**STATED PROBLEM**
Tally the lines with the word "that" and report the number alone.

**RECORDS**
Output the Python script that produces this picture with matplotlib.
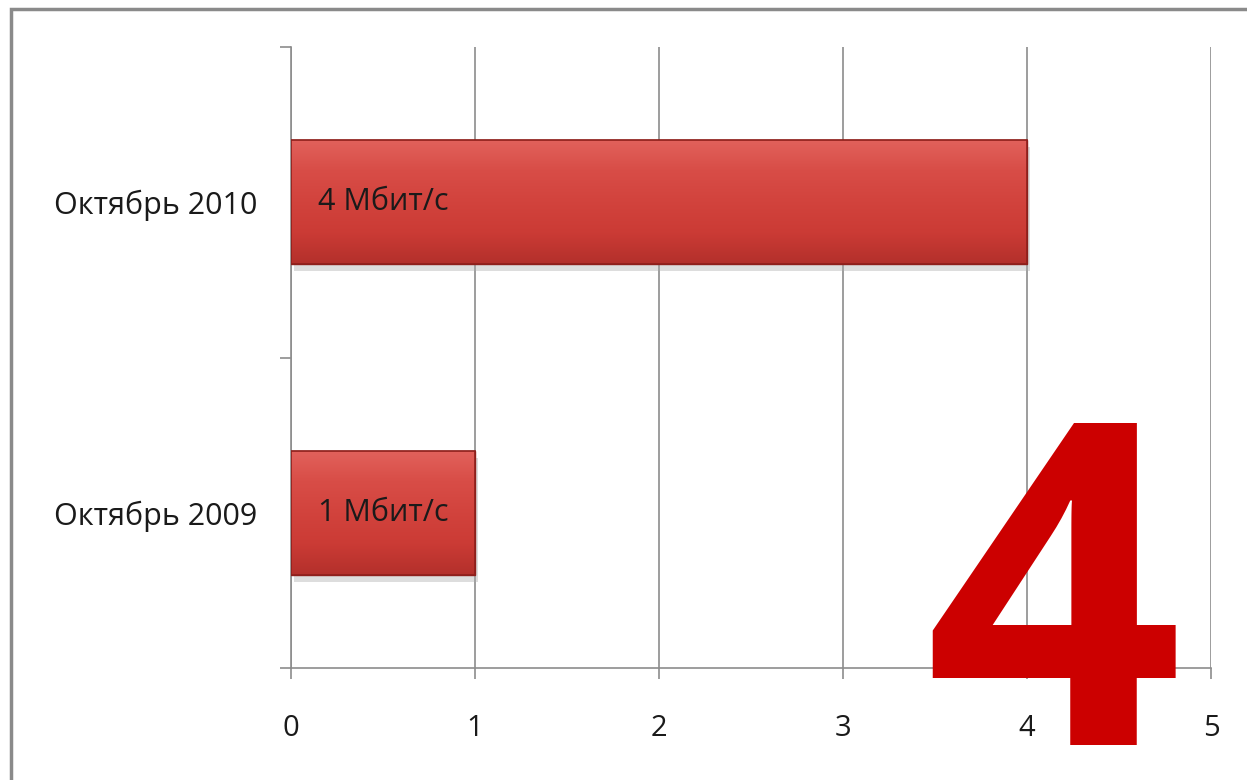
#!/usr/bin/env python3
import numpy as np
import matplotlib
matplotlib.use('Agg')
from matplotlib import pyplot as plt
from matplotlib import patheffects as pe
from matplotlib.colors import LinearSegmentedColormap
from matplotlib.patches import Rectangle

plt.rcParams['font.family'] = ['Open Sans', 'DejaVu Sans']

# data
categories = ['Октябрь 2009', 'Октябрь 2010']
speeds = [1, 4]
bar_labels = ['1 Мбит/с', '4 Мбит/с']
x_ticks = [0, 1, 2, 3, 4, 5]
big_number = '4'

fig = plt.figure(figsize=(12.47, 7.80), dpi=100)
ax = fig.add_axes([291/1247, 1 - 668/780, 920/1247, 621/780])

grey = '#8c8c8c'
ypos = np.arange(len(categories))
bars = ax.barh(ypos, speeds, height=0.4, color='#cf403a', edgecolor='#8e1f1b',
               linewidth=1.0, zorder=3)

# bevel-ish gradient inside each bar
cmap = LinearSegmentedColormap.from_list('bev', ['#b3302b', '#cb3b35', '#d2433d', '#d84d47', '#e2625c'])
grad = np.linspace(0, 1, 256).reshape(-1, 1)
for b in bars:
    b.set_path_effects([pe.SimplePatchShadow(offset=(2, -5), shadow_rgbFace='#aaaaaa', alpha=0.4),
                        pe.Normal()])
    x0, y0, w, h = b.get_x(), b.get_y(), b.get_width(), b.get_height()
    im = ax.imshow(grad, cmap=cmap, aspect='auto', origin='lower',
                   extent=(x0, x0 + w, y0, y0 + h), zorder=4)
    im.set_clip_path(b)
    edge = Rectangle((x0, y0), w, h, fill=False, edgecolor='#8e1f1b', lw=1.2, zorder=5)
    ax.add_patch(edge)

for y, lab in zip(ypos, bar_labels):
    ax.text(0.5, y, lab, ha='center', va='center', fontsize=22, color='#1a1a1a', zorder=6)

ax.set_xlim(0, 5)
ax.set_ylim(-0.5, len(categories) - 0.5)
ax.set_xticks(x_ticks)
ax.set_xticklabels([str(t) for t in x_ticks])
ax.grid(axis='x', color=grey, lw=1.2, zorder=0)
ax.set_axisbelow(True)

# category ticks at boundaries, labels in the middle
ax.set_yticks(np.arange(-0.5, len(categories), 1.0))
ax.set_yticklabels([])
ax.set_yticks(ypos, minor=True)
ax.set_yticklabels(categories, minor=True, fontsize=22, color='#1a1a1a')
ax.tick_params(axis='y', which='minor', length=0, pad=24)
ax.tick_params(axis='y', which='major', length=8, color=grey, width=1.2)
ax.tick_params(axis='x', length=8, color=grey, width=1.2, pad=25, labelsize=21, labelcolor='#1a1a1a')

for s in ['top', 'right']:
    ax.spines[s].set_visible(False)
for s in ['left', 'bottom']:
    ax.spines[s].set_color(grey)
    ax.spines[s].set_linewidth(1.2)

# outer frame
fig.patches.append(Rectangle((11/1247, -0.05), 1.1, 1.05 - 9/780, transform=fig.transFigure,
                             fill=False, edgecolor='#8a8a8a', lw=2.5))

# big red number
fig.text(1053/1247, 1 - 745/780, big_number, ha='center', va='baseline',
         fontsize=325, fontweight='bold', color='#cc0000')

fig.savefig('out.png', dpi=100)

...

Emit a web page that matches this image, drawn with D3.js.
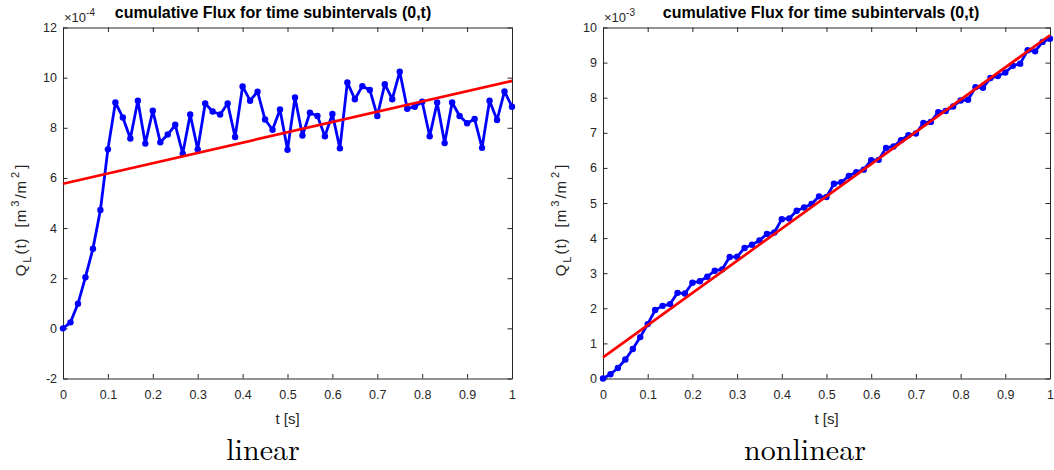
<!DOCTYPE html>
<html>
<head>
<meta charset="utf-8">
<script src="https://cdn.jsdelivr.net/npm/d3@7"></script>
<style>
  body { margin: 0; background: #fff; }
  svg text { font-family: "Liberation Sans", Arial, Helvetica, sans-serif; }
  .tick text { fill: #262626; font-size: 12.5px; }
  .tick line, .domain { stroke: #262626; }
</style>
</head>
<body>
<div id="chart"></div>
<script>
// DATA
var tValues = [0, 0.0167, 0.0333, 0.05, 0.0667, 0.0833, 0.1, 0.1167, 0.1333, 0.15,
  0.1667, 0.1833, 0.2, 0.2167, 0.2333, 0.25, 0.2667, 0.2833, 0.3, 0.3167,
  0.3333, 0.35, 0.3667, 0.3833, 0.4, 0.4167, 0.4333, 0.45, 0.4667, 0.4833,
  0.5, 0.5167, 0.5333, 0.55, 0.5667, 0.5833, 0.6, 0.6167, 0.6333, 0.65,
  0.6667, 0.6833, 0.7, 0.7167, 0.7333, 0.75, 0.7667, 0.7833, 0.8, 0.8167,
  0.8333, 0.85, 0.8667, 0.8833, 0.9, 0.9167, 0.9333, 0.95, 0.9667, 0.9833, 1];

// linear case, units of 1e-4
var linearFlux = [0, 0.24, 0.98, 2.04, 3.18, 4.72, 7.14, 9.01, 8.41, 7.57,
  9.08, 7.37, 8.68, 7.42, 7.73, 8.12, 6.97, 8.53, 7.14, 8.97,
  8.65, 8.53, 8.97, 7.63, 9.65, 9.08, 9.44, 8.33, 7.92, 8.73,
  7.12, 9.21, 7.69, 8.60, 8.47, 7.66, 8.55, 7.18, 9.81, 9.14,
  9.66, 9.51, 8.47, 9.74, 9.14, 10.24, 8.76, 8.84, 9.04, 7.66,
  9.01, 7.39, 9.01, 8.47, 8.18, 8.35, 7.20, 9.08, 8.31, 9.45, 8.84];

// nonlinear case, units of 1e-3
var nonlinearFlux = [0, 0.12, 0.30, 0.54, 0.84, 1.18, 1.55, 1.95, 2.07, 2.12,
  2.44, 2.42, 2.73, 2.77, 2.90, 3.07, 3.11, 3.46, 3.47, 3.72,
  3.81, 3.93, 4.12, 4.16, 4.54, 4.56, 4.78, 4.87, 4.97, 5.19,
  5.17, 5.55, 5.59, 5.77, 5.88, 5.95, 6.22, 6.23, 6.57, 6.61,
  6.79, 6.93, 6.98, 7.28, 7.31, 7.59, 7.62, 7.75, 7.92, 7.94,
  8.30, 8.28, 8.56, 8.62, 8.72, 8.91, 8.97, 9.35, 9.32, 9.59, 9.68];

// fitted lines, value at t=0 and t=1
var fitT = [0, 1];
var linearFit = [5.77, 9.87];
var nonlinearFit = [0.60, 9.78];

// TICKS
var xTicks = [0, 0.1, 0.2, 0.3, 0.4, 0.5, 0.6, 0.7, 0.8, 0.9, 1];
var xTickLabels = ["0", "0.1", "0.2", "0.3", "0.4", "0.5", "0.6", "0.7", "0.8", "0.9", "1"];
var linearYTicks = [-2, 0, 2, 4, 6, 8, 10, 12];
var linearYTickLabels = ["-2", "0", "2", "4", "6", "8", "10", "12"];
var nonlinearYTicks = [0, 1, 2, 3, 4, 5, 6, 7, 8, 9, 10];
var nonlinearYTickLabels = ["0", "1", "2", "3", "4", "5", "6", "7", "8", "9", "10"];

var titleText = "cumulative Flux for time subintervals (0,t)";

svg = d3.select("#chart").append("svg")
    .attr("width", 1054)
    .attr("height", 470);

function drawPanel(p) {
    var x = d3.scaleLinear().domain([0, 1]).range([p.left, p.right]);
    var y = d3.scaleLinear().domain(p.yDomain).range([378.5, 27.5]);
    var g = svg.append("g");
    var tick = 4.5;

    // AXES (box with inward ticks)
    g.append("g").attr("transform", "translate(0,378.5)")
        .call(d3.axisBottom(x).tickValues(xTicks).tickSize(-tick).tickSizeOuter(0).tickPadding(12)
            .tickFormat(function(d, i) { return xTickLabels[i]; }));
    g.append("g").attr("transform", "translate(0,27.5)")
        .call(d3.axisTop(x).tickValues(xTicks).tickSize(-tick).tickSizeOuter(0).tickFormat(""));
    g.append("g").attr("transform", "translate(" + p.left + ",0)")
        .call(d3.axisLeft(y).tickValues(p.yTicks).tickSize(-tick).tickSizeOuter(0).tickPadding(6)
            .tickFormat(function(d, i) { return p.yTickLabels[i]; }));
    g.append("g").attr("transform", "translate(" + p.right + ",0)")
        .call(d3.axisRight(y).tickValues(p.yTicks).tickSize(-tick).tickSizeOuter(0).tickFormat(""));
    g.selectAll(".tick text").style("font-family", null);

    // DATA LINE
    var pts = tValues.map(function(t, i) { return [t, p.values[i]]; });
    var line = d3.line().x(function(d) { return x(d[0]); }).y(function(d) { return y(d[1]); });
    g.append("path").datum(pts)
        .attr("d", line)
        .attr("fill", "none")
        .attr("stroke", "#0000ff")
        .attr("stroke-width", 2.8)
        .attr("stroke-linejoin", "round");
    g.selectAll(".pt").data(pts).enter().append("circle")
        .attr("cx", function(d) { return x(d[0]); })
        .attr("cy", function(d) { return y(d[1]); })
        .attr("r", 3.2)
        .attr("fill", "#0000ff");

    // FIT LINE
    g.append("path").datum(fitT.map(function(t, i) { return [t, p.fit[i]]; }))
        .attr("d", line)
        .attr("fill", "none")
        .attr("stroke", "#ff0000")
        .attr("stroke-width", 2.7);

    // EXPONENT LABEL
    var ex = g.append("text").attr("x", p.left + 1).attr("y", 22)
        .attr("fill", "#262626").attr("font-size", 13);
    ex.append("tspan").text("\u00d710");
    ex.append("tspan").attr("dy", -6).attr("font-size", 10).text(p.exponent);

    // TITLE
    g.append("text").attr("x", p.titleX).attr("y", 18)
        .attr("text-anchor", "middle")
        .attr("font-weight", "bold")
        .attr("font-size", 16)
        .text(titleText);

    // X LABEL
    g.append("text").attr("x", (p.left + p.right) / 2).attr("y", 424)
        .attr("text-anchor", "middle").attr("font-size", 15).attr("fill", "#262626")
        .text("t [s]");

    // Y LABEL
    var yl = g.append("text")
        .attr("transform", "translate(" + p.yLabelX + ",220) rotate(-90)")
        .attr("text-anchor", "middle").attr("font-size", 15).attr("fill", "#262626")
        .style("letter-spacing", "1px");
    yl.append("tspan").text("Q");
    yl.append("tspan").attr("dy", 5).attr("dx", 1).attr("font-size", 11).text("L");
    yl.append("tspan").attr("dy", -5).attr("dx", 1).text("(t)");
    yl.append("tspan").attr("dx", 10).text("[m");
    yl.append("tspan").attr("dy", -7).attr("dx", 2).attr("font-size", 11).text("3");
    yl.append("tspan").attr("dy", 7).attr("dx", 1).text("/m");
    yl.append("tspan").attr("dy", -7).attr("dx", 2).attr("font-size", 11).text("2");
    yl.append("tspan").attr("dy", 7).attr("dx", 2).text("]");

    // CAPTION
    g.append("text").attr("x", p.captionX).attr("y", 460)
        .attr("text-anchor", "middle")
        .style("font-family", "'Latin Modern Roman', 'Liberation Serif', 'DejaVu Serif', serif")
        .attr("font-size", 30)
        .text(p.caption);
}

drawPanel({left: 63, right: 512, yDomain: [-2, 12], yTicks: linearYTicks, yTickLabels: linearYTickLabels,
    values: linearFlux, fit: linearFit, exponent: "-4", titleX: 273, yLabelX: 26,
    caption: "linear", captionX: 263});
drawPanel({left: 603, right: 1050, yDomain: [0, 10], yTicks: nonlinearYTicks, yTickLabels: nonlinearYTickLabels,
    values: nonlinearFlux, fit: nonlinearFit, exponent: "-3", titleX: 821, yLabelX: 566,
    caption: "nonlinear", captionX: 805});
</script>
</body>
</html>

* * *

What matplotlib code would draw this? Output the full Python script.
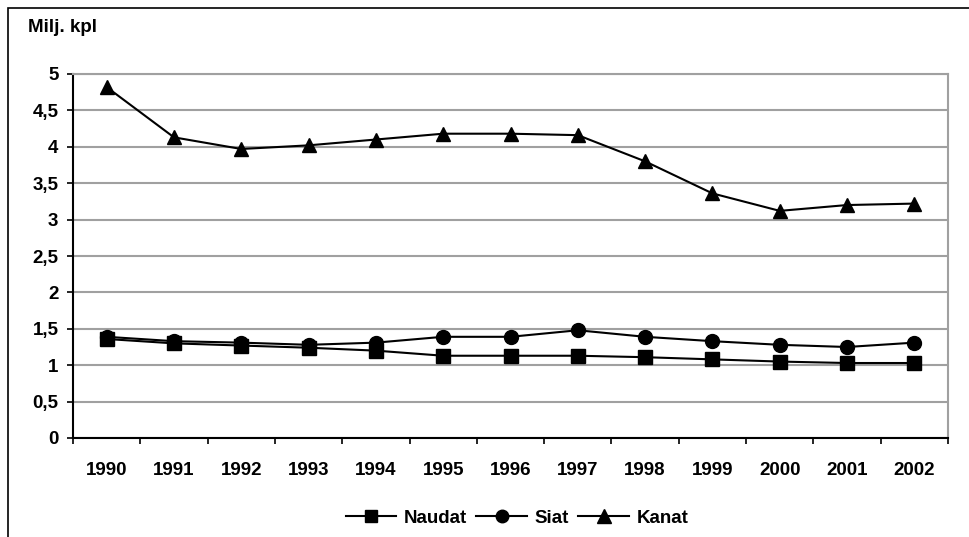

**WRITTEN RESPONSE**
2